The task
Give the number of lines that contain the string "with", and nothing else.
:: Records for the task ::
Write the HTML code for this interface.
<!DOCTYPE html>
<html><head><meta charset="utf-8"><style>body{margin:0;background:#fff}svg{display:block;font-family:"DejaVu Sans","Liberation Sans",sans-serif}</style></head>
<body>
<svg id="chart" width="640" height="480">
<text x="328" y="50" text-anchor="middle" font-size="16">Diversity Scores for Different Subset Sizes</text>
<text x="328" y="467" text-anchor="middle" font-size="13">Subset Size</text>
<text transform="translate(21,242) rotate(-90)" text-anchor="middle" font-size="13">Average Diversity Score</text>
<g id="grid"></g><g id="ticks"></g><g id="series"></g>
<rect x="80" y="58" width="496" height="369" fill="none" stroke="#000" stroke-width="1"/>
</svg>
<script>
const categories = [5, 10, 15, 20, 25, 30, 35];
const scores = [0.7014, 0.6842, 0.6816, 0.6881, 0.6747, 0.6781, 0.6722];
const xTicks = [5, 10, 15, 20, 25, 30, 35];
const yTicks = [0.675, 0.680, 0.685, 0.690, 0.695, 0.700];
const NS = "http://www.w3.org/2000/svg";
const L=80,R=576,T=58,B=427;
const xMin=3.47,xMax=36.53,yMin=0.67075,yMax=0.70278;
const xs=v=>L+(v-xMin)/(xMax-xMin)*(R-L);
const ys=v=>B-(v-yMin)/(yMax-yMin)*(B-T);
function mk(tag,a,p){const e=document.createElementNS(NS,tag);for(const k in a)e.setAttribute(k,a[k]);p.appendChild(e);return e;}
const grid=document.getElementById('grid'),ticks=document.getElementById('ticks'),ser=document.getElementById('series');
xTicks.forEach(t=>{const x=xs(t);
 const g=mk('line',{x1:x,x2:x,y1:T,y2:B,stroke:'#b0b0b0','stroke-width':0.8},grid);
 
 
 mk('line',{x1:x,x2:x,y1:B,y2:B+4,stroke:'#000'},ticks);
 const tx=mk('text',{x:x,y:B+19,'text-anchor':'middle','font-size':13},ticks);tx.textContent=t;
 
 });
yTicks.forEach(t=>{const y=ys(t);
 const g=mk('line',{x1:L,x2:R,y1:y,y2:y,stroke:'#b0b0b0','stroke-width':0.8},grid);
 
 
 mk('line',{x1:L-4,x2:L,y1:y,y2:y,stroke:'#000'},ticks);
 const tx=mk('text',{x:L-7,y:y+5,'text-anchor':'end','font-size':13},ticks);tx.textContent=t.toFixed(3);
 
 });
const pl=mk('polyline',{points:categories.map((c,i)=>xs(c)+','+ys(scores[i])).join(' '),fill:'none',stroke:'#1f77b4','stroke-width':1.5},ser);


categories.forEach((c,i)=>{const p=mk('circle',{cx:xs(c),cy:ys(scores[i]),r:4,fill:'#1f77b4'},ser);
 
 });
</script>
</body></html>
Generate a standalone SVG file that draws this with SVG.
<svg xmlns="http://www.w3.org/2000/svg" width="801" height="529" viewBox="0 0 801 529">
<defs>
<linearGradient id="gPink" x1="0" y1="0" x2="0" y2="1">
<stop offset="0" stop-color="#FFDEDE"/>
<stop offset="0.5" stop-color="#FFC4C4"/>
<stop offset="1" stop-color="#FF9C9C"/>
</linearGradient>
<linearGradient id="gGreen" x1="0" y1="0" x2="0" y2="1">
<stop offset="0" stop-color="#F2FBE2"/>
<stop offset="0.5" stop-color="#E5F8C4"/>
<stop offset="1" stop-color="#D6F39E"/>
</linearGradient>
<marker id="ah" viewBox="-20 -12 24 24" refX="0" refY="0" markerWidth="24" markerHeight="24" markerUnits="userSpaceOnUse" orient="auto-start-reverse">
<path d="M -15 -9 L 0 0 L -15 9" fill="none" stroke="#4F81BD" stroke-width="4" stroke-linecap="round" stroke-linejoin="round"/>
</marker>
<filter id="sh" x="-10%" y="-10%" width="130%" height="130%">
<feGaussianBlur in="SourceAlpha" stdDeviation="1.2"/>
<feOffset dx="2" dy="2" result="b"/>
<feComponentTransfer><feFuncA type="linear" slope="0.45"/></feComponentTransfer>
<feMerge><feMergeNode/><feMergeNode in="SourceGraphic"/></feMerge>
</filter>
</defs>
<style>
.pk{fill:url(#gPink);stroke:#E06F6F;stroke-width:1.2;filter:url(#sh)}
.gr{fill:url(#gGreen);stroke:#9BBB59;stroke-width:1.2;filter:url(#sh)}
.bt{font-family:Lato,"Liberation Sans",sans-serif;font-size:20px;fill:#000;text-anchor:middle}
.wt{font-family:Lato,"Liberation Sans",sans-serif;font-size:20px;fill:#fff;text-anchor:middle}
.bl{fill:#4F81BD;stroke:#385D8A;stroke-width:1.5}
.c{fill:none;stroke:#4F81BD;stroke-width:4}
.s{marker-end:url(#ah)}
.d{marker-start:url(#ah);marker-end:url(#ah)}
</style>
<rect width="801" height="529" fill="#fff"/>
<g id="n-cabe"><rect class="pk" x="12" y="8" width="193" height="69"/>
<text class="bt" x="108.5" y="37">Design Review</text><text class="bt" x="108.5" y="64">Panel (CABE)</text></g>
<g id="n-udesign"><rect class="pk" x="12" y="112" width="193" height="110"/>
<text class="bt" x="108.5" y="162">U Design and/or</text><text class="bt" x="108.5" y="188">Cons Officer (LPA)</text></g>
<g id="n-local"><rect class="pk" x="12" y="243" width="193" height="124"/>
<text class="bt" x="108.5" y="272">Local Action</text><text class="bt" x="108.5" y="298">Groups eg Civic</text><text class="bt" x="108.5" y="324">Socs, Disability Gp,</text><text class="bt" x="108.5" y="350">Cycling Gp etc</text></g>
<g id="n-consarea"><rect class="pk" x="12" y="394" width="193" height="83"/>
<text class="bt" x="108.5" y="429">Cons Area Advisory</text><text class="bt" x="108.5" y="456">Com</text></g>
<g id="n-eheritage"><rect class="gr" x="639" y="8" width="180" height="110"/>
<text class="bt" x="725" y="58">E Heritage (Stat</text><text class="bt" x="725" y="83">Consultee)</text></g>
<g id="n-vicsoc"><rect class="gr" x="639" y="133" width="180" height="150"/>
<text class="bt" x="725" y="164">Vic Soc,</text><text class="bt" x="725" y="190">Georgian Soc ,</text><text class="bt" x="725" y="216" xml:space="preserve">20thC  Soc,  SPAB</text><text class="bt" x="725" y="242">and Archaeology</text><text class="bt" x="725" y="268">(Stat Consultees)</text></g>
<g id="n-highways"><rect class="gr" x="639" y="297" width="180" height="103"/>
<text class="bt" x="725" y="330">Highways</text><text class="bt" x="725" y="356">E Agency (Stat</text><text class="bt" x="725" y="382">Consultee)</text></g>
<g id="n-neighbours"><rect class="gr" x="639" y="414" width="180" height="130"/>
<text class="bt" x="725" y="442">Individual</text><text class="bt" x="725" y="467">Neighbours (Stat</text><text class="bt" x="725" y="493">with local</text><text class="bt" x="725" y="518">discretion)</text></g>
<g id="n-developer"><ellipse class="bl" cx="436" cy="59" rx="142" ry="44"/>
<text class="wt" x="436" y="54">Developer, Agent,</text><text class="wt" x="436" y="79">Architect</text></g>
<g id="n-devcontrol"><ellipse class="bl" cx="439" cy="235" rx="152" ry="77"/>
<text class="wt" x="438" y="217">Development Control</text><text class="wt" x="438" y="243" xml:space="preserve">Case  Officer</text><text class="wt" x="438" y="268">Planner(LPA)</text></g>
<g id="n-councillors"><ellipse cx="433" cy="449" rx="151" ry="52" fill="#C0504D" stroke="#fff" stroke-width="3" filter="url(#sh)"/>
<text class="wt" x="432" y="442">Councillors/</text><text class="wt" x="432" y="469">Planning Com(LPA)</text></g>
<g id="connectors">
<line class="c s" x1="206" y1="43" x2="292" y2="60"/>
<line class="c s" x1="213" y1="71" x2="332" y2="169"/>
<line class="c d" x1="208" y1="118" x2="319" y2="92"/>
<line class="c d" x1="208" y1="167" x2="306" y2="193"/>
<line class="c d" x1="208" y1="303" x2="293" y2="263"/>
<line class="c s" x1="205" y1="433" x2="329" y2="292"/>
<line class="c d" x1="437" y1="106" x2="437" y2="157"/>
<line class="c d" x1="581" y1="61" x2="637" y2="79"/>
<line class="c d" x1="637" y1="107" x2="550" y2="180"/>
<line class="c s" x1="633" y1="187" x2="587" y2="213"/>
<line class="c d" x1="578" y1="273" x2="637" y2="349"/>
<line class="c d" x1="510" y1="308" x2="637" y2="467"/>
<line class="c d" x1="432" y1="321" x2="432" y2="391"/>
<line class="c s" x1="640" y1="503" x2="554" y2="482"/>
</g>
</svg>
:::
Solution for this task
2